Auschwitz: Place of sighs and silence
Every year, around 1,300,000 people walk through the iron gate of Auschwitz, which chillingly reads “Arbeit macht frei” (loosely translating to “work sets you free”). This seven-digit number is lower than the number of Holocaust victims who lost their lives there in the most inhumane of ways.
The hour-long trip from the pretty centre of Krakow was a mix of emotions. Besides recovering from the Polish vodka and beer-tasting tour I attended five hours prior, the minivan I was on was filled with American tourists who seemed to be playing a game of Trivial Pursuit, category: “German history facts”.
Nevertheless, both recovery and silence came upon reaching the sign, and the tour guide’s words, together with the exhibit, silenced us for the remainder of the day. Just like the paradoxical statements that brainwashed London in the world of George Orwell’s “1984”, “Arbeit macht frei” instilled a sense of hope in the millions of victims who entered, believing that hard labour might liberate them.
The victims, who consisted mainly of Jews but also included Polish political prisoners, Soviet prisoners of war and gypsies, were told by the Nazis to pack their valuable possessions as they were being given a chance for a better life in a place where they would find work. This lie would provide the motivation that would drive the victims to unknowingly pack their things and embark the “death trains”. Due to lack of food and water and suffocation, some people would even die on the way to the concentration camp.
The rest, who still believed that they were travelling to “a better place”, had their valuables seized upon arrival at the camp and were then assigned to different categories. The majority of the women and children were sent straight to the gas chambers and told simply that they were going to “shower and wash” after the long journey, while the majority of the men were immediately sent to work. The healthier you looked, the better you were for work, the guide told us, meaning the greater your chance of survival was. For that reason, when women and children were being selected for work, mothers used to pinch their children’s cheeks to look make them look healthier and full of colour.
Merely hearing these stories sends shivers down one’s spine. We made our way forward in a profound silence through the different blocks of the site. We entered a number of halls, each of which was about the length of two buses positioned side by side. Mountains of human hair filled one exhibition case that ran the length of the hall, hair that had been shaven off the victims, weaved into material and sold. Other hall-long displays showed heaps of spectacles, shoes, artificial limbs, children’s clothes and toys and the victims’ luggage, which was lovingly packed in the hope of a fresh start.
Although the piles of belongings shocked me because they so blatantly portrayed the magnitude of the situation, what I found even more moving were the stories about each individual, which allow visitors to “get to know” the victims on a more personal level.
We walked through a hall which, from top to bottom, was covered in portraits of the victims.

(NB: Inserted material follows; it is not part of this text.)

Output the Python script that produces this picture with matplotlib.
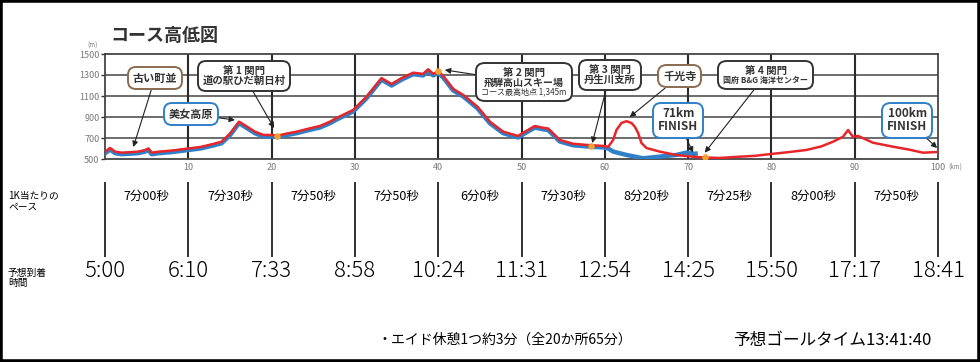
import numpy as np
import matplotlib
matplotlib.use("Agg")
import matplotlib.pyplot as plt
from matplotlib.offsetbox import TextArea, VPacker, AnnotationBbox
from matplotlib.patches import Rectangle
import matplotlib.transforms as mtransforms

plt.rcParams["font.family"] = ["Noto Sans CJK JP", "DejaVu Sans"]

# shared part of both courses (km, m)
km_common = [0, 0.6, 1.2, 2, 3, 4, 4.8, 5.2, 5.6, 6.5, 8, 10, 11.5, 13, 14, 15,
             16.1, 17, 18, 19, 20, 20.7, 22, 23, 24.5, 25.8, 27, 27.8, 29.8,
             31.4, 33.2, 34.4, 35.6, 37, 38.2, 38.8, 39.4, 40, 40.6, 41.8, 43,
             44.7, 46.2, 47.8, 49.6, 50, 51.6, 52.4, 53.2, 54.6, 56.2, 58.4,
             59.8, 60.4]
elev_common = [567, 605, 570, 560, 565, 570, 585, 600, 560, 570, 580, 600, 615,
               643, 665, 740, 855, 810, 760, 729, 729, 722, 745, 760, 790, 814,
               855, 890, 967, 1093, 1270, 1214, 1270, 1322, 1310, 1354, 1310,
               1335, 1290, 1167, 1110, 998, 855, 760, 719, 740, 814, 800, 790,
               681, 645, 630, 625, 615]

# 100km course after the split
km_100 = [61, 61.4, 62, 62.6, 63.2, 63.6, 64, 64.4, 65, 66.6, 68.6, 70.6, 71.8,
          73.8, 76.2, 78, 80, 82, 84.2, 86, 87.4, 88.6, 89.2, 89.8, 90.4, 92.2,
          94.6, 96.5, 98.2, 100]
elev_100 = [681, 776, 843, 860, 843, 808, 748, 652, 605, 570, 538, 522, 515,
            510, 522, 530, 548, 565, 586, 620, 665, 712, 776, 710, 720, 655,
            617, 590, 560, 567]

# 71km course after the split
km_71 = [61, 62.6, 64.6, 66.6, 68.6, 69.8, 70.6, 70.9]
elev_71 = [585, 553, 521, 537, 553, 575, 563, 565]

# checkpoints (orange dots)
gate_km = [20.7, 40.0, 58.4, 72.0]
gate_elev = [722, 1335, 622, 515]

# pace table
split_km = [0, 10, 20, 30, 40, 50, 60, 70, 80, 90, 100]
arrival = ["5:00", "6:10", "7:33", "8:58", "10:24", "11:31", "12:54",
           "14:25", "15:50", "17:17", "18:41"]
pace_km = [5, 15, 25, 35, 45, 55, 65, 75, 85, 95]
pace = ["7分00秒", "7分30秒", "7分50秒", "7分50秒", "6分0秒", "7分30秒",
        "8分20秒", "7分25秒", "8分00秒", "7分50秒"]

RED = "#e8262a"
BLUE = "#2f80c8"
BROWN = "#8c6a4f"
DARK = "#333333"


def box(ax, lines, center, target, edge):
    areas = [TextArea(t, textprops=dict(fontsize=s, fontweight=w, color=DARK))
             for t, s, w in lines]
    pack = VPacker(children=areas, align="center", pad=0, sep=0)
    ab = AnnotationBbox(pack, target, xybox=center, xycoords="data",
                        boxcoords="data", box_alignment=(0.5, 0.5), pad=0.35,
                        bboxprops=dict(boxstyle="round,pad=0.35,rounding_size=0.6",
                                       fc="white", ec=edge, lw=1.4),
                        arrowprops=dict(arrowstyle="-|>", color="#222222",
                                        lw=0.8, mutation_scale=6,
                                        shrinkA=0, shrinkB=0))
    ax.add_artist(ab)


def main():
    fig = plt.figure(figsize=(9.8, 3.62), dpi=100)
    L, W = 105 / 980, 833 / 980
    ax = fig.add_axes([L, 1 - 159 / 362, W, 105 / 362])

    # elevation lines
    off = mtransforms.offset_copy(ax.transData, fig=fig, x=0, y=-1.5, units="dots")
    ax.plot(km_common + km_71, elev_common + elev_71, color=BLUE, lw=3.2,
            transform=off, solid_joinstyle="round", zorder=3)
    ax.plot(km_common + km_100, elev_common + elev_100, color=RED, lw=1.8,
            solid_joinstyle="round", zorder=4)
    ax.scatter(gate_km, gate_elev, s=22, color="#f5a030", zorder=5, lw=0)

    ax.set_xlim(0, 100)
    ax.set_ylim(500, 1500)
    ax.set_yticks([500, 700, 900, 1100, 1300, 1500])
    ax.set_xticks(range(10, 101, 10))
    ax.set_xticklabels([str(v) for v in range(10, 101, 10)])
    ax.tick_params(axis="y", length=3, width=1, color=DARK, labelsize=6.5,
                   labelcolor="#777777", pad=1)
    ax.tick_params(axis="x", length=0, labelsize=6.5, labelcolor="#777777", pad=3)
    for y in [700, 900, 1100, 1300]:
        ax.axhline(y, color="#444444", lw=1.1, zorder=1)
    for x in range(10, 100, 10):
        ax.axvline(x, color="#2a2a2a", lw=1.5, zorder=1)
    for s in ax.spines.values():
        s.set_color("#444444")
        s.set_linewidth(1.3)
    ax.text(-0.015, 1.06, "(m)", transform=ax.transAxes, fontsize=4.5,
            color="#777777", ha="center")
    ax.text(1.013, -0.075, "(km)", transform=ax.transAxes, fontsize=4.5,
            color="#777777", ha="left", va="center")

    # annotation boxes
    box(ax, [("古い町並", 8, "bold")], (6.0, 1271), (3.4, 614), BROWN)
    box(ax, [("美女高原", 8, "bold")], (10.3, 928), (15.6, 871), BLUE)
    box(ax, [("第 1 関門", 7.5, "bold"), ("道の駅ひだ朝日村", 7.5, "bold")],
        (16.7, 1290), (20.3, 795), DARK)
    box(ax, [("第 2 関門", 7.5, "bold"), ("飛騨高山スキー場", 7.2, "bold"),
             ("コース最高地点 1,345m", 5.8, "normal")],
        (50.3, 1233), (40.8, 1348), DARK)
    box(ax, [("第 3 関門", 7.5, "bold"), ("丹生川支所", 7.5, "bold")],
        (60.6, 1300), (58.5, 652), DARK)
    box(ax, [("千光寺", 8, "bold")], (69.0, 1290), (63.0, 900), BROWN)
    box(ax, [("71km", 8.5, "bold"), ("FINISH", 8.5, "bold")],
        (68.8, 867), (70.6, 560), BLUE)
    box(ax, [("第 4 関門", 7.5, "bold"), ("国府 B&G 海洋センター", 5.8, "bold")],
        (79.3, 1300), (72.0, 560), DARK)
    box(ax, [("100km", 8.5, "bold"), ("FINISH", 8.5, "bold")],
        (96.3, 867), (99.9, 605), BLUE)

    # pace / arrival table
    at = fig.add_axes([L, 0, W, 180 / 362])
    at.set_xlim(0, 100)
    at.set_ylim(0, 1)
    at.axis("off")
    at.vlines(split_km, 0.583, 1.0, color="#222222", lw=1.3, clip_on=False)
    for x, t in zip(pace_km, pace):
        at.text(x, 0.922, t, ha="center", va="center", fontsize=9)
    for x, t in zip(split_km, arrival):
        at.text(x, 0.506, t, ha="center", va="center", fontsize=16,
                fontweight="light", clip_on=False)

    fig.text(110 / 980, 1 - 35 / 362, "コース高低図", fontsize=13,
             fontweight="bold", color=DARK, va="center")
    fig.text(8 / 980, 1 - 201 / 362, "1K当たりの\nペース", fontsize=7,
             va="center", linespacing=1.1)
    fig.text(8 / 980, 1 - 278 / 362, "予想到着\n時間", fontsize=7,
             va="center", linespacing=1.1)
    fig.text(377 / 980, 1 - 340 / 362, "・エイド休憩1つ約3分（全20か所65分）",
             fontsize=10, va="center")
    fig.text(733 / 980, 1 - 340 / 362, "予想ゴールタイム13:41:40",
             fontsize=12, va="center")

    fig.patches.append(Rectangle((0, 0), 1, 1, transform=fig.transFigure,
                                 fill=False, ec="black", lw=4))
    fig.savefig("out.png", dpi=100)


if __name__ == "__main__":
    main()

The photographs were taken upon the arrival of the victims, before they discovered the reality of their new lives. They all looked happy and excited, both young and old, varying from carpenters to doctors. Our eyes moved from each victim’s name, to his smiling face, to his date of death, one similar to that of many others.
We toured the crematorium and the dormitories, where each victim shared his bed with seven others. We went to the gas showers and walked along the railway track. All the while, the group remained speechless and teary-eyed.
The American tourists did not utter a word on our way back to the centre of Krakow. Everyone just stared out of their window in disbelief as we drove by the fields back to our (perhaps, over-) comfortable lives, the very same fields that the millions of victims watched roll past their windows, just as hopeful as we were for a better life.